Another trick used by White was to hold a shaker in her right hand to give the song an added sense of depth. Most notable in Get Behind Me Satan, tracks like ‘White Moon’, ‘My Doorbell’, ‘The Denial Twist’ and ‘300 M.P.H. Torrential Outpour Blues’ are all fleshed out thanks to some added percussion added by White simply holding an extra rattler in her cymbal-striking hand.

Most essential to replicating (and appreciating) White’s sound is when she does very little at all.

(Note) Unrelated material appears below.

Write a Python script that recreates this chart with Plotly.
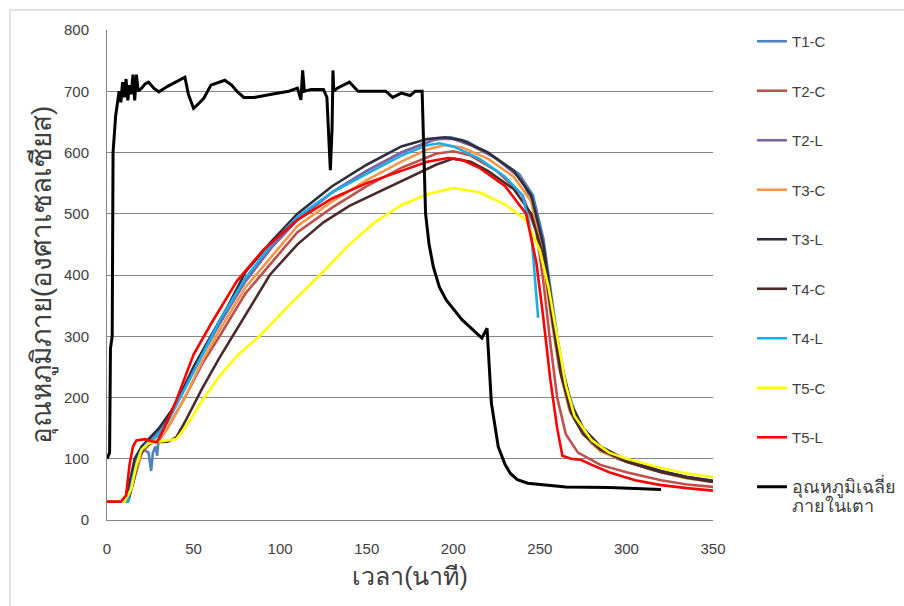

A steady bass drum, accentuated with a floor tom, for the verses of songs, before opening up the hits on cymbals for the choruses. You know the sound: it’s in ‘The Hardest Button to Button’, ‘Icky Thump’, ‘Suzy Lee’, ‘Blue Orchid’, ‘Hello Operator’, and most famously on the band’s most timeless track, ‘Seven Nation Army’.

Jack White might be the sole songwriter credited to The White Stripes’ original songs, but it’s clear to hear how much impact Meg had in shaping the band’s sound. In his solo tours, Jack has tapped highly technically skilled drummers like Daru Jones and Carla Azar to hit all the marks across his diverse catalogue, but even they tend to overplay the White Stripes songs. It’s not easy to be as willingly stripped down and simplistic as Meg White is, but any kind of showing off is completely antithetical to The White Stripes’ music. It needs someone like Meg behind the kit, and she brings her own unmatched rhythms to some of rock’s most legendary tracks.